Dr. Colin Campbell, Cornell University

Dr. Colin Campbell, Cornell University | Photo from Forksoverknives.com

I think we probably all know where I stand.  A plant-based diet has been great for me.  I feel healthy and energetic, and I eat every meal with a clear conscience.

Regardless of whether you agree with this “diet” (and I don’t mean that in the fad-diet sense, but in the way-of-life-diet sense), I encourage you to see the film, do a little research, talk to your doctor and decide on the best diet for you.  “Vegetarian” isn’t a bad word and “vegan” food can be just as delicious and satisfying as a hamburger or steak.  Just watch the film with an open mind.

And I try not to be preachy on this blog.  Everyone is entitled to their own opinions and their own diet and frankly, I don’t feel that I am qualified to convert anyone to vegetarianism or veganism.  I’m not a doctor or a nutritionist.  All I can do is give my opinion and my experience, and let the experts do the talking.

And this documentary is the experts talking.

Check out the trailer:

I also want to point out that this film is produced by John Corry, my uncle’s brother.  And my cousin, Ian Corry, worked as a camera operator on the sequences featuring Joey Aucoin (the landscaping company owner with high cholesterol and diabetes).  Check out some of Ian’s other work here.

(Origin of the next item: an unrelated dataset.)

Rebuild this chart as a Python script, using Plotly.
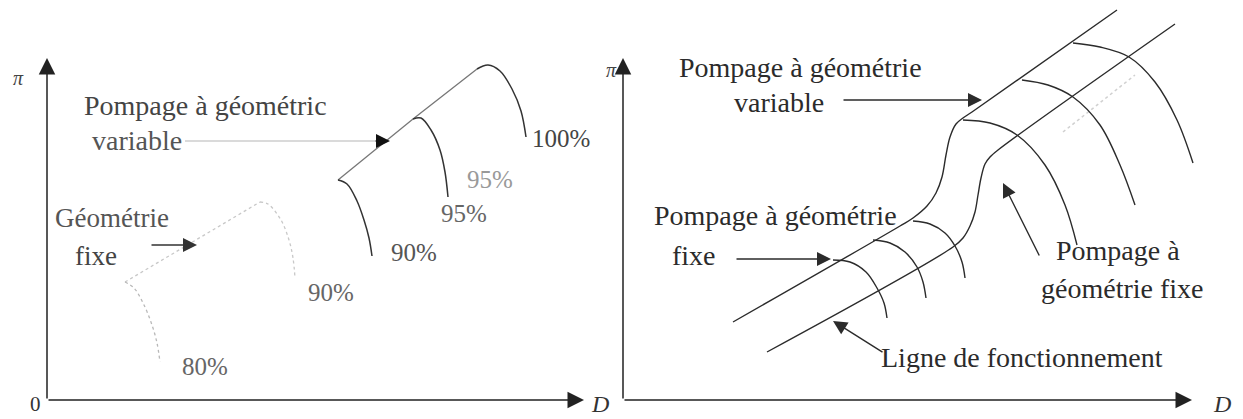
import plotly.graph_objects as go

W, H = 1243, 419

# ---------------- Left panel (schematic, picture coordinates) ----------------
# variable-geometry speed lines and operating line
var100_x = [477, 488, 500, 512, 521, 526]
var100_y = [69, 65, 71, 89, 111, 137]
var95_x = [413, 421, 431, 440, 445, 448]
var95_y = [119, 118, 130, 150, 172, 197]
var90_x = [338, 347, 357, 364, 369, 372]
var90_y = [180, 184, 201, 220, 238, 256]
var_line_x = [338, 413, 477]
var_line_y = [180, 119, 69]
# fixed-geometry speed lines (faint)
fix90_x = [260, 268, 281, 289, 293, 295]
fix90_y = [202, 204, 220, 240, 258, 278]
fix80_x = [125, 134, 144, 152, 157, 160]
fix80_y = [282, 288, 305, 325, 343, 362]
fix_line_x = [125, 260]
fix_line_y = [282, 202]

left_pct_labels = ["100%", "95%", "95%", "90%", "90%", "80%"]
left_pct_x = [561, 490, 464, 414, 331, 205]
left_pct_y = [138, 179, 213, 252, 292, 366]
left_pct_col = ["#444", "#999", "#666", "#555", "#666", "#666"]

# ---------------- Right panel ----------------
band_a_x = [733, 900, 913, 927, 936, 942, 946, 950, 956, 963, 972, 1117]
band_a_y = [322, 226, 218, 206, 193, 177, 155, 137, 124, 118, 112, 10]
band_b_x = [767, 953, 963, 970, 975, 978, 981, 985, 990, 998, 1175]
band_b_y = [352, 247, 238, 226, 212, 195, 178, 164, 157, 150, 24]
mid_line_x = [1063, 1135]
mid_line_y = [132, 75]

arcs_x = [
    [833, 850, 866, 877, 884, 887],
    [873, 890, 905, 917, 923, 926],
    [913, 930, 945, 955, 962, 965],
    [963, 990, 1017, 1045, 1065, 1077],
    [1022, 1048, 1073, 1100, 1120, 1135],
    [1073, 1100, 1129, 1155, 1177, 1193],
]
arcs_y = [
    [260, 262, 272, 288, 303, 318],
    [240, 243, 252, 267, 282, 298],
    [221, 224, 233, 246, 262, 278],
    [120, 123, 135, 165, 205, 245],
    [80, 85, 97, 125, 165, 205],
    [43, 47, 57, 82, 120, 163],
]

FONT = "Liberation Serif"
DARK = "#2b2b2b"
BIG = 28

fig = go.Figure()


def curve(x, y, color=DARK, width=1.5, dash="solid", shape="spline"):
    fig.add_trace(go.Scatter(x=x, y=y, mode="lines", hoverinfo="skip",
                             line=dict(color=color, width=width, dash=dash,
                                       shape=shape, smoothing=1.0)))


# left panel curves
curve(fix_line_x, fix_line_y, "#c8c8c8", 1.3, "dot", "linear")
curve(fix80_x, fix80_y, "#b8b8b8", 1.3, "dot")
curve(fix90_x, fix90_y, "#c8c8c8", 1.3, "dot")
curve(var_line_x, var_line_y, "#777", 1.3, "solid", "linear")
curve(var90_x, var90_y, "#333")
curve(var95_x, var95_y, "#333")
curve(var100_x, var100_y, "#333")
curve([185, 375], [141, 141], "#b5b5b5", 1.2, "solid", "linear")

# right panel curves
curve(band_a_x, band_a_y, DARK, 1.4)
curve(band_b_x, band_b_y, DARK, 1.4)
curve(mid_line_x, mid_line_y, "#d0d0d0", 1.5, "dot", "linear")
for ax_, ay_ in zip(arcs_x, arcs_y):
    curve(ax_, ay_, DARK, 1.4)

ann = []


def arrow(x0, y0, x1, y1, color=DARK, size=2.0, width=1.4):
    ann.append(dict(x=x1, y=y1, ax=x0, ay=y0, xref="x", yref="y", axref="x", ayref="y",
                    showarrow=True, arrowhead=2, arrowsize=size, arrowwidth=width,
                    arrowcolor=color, standoff=0, text=""))


def label(x, y, text, size=BIG, color=DARK, xanchor="center"):
    ann.append(dict(x=x, y=y, xref="x", yref="y", text=text, showarrow=False,
                    xanchor=xanchor, yanchor="middle",
                    font=dict(family=FONT, size=size, color=color)))


# axes
arrow(47, 400, 47, 58, "#222", 2.2, 1.5)
arrow(47, 400, 584, 400, "#222", 2.2, 1.5)
arrow(623, 400, 623, 58, "#222", 2.2, 1.5)
arrow(623, 400, 1192, 400, "#222", 2.2, 1.5)
label(18, 78, "<i>π</i>", 20, "#444")
label(35, 404, "0", 21, "#333")
label(600, 404, "<i>D</i>", 24, "#333")
label(611, 70, "<i>π</i>", 20, "#444")
label(1222, 404, "<i>D</i>", 24, "#333")

# left panel texts / arrows
label(205, 105, "Pompage à géométric", BIG, "#444")
label(137, 140, "variable", BIG, "#555")
arrow(374, 141, 390, 141, "#111", 2.0, 1.4)
label(112, 218, "Géométrie", 27, "#555")
label(96, 256, "fixe", 27, "#444")
arrow(150, 245, 197, 245, "#333", 2.0, 1.4)
for t, x, y, c in zip(left_pct_labels, left_pct_x, left_pct_y, left_pct_col):
    label(x, y, t, 25, c)

# right panel texts / arrows
label(800, 67, "Pompage à géométrie", BIG)
label(779, 102, "variable", BIG)
arrow(842, 100, 982, 100)
label(775, 215, "Pompage à géométrie", BIG)
label(694, 255, "fixe", BIG)
arrow(735, 259, 831, 259)
label(1118, 250, "Pompage à", BIG)
label(1122, 288, "géométrie fixe", BIG)
arrow(1040, 257, 1003, 183)
label(1022, 357, "Ligne de fonctionnement", BIG)
arrow(884, 353, 833, 321)

fig.update_layout(
    width=W, height=H, margin=dict(l=0, r=0, t=0, b=0),
    paper_bgcolor="white", plot_bgcolor="white", showlegend=False,
    xaxis=dict(range=[0, W], visible=False, fixedrange=True),
    yaxis=dict(range=[H, 0], visible=False, fixedrange=True),
    annotations=ann,
)

fig.write_html("out.html", config={"displayModeBar": False},
               post_script="document.body.style.margin='0px';document.body.style.overflow='hidden';")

Dr. Oz, well-respected daytime doctor to the masses, recently spent a whole show praising and interviewing the creators of Forks Over Knives and the doctors who have spent their lives researching the benefits of a plant-based diet.  The first few minutes of the show are up on Youtube, but you’ll have to dig a little further to find the rest if you missed it on the telly.